-- begin Given information --
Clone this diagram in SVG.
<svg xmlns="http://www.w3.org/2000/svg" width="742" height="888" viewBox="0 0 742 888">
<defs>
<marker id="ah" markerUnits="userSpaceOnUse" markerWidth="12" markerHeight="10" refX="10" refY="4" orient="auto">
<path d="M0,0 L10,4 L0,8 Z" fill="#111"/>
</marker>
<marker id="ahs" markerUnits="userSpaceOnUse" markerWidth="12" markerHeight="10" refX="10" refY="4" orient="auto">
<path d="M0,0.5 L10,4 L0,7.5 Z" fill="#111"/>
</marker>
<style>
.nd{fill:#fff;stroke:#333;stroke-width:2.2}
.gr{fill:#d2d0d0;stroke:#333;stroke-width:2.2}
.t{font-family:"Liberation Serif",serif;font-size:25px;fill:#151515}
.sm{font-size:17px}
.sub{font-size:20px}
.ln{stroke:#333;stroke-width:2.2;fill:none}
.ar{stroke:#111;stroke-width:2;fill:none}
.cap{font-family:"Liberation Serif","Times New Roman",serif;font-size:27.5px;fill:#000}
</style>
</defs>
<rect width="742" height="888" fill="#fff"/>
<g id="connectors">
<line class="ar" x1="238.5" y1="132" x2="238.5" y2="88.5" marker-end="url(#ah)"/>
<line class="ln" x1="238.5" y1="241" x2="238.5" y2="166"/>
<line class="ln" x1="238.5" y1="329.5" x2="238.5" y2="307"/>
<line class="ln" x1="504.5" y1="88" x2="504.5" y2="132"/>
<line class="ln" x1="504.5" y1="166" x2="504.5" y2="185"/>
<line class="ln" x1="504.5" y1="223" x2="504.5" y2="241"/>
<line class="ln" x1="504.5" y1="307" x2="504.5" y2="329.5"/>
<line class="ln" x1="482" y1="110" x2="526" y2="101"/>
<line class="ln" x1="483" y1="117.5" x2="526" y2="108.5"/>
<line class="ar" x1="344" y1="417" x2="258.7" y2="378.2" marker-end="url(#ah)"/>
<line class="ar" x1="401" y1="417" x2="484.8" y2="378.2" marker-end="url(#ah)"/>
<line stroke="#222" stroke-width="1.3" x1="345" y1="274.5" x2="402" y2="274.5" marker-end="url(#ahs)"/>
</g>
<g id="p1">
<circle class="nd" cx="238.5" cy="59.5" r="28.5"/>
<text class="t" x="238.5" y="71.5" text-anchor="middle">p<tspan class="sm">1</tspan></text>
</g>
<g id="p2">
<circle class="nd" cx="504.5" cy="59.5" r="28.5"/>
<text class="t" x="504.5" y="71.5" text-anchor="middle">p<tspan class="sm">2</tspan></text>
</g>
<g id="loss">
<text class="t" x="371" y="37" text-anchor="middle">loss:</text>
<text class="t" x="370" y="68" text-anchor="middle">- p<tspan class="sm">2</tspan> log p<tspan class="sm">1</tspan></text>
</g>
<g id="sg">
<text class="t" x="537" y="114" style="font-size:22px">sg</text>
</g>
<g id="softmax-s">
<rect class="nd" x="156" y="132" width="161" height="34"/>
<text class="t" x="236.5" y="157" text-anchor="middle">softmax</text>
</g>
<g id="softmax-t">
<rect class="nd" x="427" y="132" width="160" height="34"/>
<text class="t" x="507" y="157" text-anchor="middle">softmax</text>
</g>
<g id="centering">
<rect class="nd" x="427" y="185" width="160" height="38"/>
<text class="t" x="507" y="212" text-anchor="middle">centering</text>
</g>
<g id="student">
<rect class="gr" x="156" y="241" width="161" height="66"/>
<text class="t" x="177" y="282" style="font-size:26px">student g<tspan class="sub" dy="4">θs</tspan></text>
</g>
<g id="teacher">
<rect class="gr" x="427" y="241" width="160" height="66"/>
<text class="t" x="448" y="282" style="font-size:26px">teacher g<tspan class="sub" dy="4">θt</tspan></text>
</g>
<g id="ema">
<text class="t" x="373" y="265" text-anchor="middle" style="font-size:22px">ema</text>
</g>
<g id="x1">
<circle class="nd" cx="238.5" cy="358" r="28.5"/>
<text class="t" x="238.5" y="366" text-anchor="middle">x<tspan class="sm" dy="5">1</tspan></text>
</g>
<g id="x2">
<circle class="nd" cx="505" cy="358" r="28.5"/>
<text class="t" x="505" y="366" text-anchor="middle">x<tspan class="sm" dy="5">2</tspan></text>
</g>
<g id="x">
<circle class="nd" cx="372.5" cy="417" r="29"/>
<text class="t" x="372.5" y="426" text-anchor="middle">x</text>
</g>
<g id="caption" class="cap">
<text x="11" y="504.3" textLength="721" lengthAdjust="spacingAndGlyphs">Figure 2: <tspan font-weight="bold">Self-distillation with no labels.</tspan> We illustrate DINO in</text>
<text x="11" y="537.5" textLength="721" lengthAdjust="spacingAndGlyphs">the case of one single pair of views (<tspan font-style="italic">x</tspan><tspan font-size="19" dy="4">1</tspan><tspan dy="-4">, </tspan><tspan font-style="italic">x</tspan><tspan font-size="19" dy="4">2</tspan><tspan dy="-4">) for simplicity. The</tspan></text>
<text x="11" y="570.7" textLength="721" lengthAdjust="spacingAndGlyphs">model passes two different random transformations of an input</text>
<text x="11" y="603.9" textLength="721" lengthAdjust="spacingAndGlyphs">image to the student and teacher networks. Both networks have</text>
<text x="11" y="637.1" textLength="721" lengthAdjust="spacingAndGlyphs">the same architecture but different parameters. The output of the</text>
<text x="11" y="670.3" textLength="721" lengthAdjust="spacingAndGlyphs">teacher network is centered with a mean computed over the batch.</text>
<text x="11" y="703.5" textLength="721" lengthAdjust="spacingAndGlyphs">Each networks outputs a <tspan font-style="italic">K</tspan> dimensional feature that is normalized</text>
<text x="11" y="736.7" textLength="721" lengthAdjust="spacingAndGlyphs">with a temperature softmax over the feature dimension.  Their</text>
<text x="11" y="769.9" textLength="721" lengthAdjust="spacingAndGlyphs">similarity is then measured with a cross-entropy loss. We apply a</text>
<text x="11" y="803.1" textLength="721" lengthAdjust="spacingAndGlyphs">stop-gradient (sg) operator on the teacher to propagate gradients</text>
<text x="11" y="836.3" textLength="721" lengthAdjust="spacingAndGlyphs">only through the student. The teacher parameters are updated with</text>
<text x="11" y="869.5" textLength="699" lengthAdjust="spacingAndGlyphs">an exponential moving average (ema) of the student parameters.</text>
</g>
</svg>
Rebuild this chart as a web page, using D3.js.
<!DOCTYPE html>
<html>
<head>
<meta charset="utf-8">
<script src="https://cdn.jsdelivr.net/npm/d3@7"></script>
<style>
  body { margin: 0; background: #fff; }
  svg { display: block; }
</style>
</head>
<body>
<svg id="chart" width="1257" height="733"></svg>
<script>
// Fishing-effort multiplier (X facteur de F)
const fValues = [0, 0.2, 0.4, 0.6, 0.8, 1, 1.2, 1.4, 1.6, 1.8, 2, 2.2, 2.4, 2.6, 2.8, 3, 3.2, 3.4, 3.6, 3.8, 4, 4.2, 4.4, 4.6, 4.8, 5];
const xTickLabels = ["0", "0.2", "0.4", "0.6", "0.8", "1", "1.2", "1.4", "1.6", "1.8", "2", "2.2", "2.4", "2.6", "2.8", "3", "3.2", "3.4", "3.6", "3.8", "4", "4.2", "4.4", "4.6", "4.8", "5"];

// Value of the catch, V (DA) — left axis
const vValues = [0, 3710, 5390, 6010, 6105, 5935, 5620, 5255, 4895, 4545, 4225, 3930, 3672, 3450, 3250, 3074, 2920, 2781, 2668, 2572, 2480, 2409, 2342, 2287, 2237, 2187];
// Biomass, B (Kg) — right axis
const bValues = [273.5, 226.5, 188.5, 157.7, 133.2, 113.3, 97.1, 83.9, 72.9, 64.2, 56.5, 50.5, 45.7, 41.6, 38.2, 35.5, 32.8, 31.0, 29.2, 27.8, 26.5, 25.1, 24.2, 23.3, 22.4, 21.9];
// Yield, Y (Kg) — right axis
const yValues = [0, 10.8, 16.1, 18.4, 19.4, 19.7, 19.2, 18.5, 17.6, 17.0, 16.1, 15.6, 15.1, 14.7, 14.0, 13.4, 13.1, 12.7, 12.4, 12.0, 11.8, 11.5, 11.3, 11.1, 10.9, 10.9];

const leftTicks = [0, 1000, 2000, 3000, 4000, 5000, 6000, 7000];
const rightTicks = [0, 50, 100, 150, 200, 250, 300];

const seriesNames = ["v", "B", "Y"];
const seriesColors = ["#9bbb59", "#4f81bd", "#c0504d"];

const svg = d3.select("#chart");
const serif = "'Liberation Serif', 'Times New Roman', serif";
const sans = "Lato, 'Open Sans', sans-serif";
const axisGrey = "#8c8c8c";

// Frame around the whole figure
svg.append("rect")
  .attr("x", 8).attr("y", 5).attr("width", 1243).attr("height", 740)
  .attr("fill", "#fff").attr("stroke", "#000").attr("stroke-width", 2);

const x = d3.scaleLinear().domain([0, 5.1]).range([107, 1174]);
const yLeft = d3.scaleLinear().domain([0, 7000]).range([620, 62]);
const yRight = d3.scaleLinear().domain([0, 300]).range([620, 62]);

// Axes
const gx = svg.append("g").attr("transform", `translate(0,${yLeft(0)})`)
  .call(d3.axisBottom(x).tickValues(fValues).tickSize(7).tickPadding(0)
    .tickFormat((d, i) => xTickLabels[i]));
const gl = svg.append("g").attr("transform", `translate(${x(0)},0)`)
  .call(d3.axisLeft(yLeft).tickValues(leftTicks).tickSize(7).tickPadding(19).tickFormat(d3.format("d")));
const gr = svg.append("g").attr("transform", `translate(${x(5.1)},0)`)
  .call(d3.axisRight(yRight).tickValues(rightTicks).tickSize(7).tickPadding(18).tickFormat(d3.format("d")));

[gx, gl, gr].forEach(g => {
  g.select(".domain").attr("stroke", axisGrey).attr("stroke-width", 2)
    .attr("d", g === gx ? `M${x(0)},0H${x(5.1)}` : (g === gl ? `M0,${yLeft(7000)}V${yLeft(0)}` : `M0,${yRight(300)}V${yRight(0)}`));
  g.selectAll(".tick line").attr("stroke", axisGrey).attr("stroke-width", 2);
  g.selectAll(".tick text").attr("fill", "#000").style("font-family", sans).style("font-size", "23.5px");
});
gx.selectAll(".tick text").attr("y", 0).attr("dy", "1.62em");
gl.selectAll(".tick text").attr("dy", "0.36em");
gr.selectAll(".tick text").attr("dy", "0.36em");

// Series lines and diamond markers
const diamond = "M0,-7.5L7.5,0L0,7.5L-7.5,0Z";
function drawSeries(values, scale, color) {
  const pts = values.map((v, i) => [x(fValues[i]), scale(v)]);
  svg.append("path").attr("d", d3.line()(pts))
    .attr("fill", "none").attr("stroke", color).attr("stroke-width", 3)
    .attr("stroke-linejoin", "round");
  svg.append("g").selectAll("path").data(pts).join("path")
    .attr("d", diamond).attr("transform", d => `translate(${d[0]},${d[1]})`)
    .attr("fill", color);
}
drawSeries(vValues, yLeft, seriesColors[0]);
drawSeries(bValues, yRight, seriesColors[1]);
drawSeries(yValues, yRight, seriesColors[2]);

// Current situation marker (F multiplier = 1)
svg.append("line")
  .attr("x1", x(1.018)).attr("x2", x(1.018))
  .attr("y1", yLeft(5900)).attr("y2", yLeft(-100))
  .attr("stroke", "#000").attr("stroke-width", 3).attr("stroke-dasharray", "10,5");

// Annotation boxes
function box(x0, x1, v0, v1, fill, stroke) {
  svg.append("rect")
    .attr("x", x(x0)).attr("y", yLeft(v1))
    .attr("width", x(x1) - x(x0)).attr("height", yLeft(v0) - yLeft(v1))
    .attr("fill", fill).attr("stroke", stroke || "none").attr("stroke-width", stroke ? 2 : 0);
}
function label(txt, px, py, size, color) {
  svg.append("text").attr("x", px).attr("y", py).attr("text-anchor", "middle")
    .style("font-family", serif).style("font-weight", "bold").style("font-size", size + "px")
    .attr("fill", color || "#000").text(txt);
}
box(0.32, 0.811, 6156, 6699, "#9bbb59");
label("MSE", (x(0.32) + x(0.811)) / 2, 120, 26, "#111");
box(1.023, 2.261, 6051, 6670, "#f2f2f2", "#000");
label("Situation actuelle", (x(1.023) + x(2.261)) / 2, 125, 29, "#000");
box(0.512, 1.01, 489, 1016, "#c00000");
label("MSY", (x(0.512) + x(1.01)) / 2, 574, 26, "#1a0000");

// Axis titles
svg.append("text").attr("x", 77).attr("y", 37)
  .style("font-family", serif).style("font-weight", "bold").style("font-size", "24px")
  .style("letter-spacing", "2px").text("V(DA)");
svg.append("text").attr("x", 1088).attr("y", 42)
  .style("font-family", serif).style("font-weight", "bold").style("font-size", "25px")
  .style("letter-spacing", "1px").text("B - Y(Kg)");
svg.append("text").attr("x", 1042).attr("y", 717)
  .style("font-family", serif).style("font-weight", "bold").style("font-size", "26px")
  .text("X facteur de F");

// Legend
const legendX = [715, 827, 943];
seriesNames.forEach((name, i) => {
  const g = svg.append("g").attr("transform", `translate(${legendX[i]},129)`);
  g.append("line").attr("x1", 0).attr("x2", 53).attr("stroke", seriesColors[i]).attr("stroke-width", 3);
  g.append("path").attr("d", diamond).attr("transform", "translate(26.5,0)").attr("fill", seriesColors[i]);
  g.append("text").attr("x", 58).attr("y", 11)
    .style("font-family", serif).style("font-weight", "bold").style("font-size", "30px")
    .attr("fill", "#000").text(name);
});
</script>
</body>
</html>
-- end Given information --
Determine how many lines of the listing hold the word "this" and reply with that figure alone.

Output:
2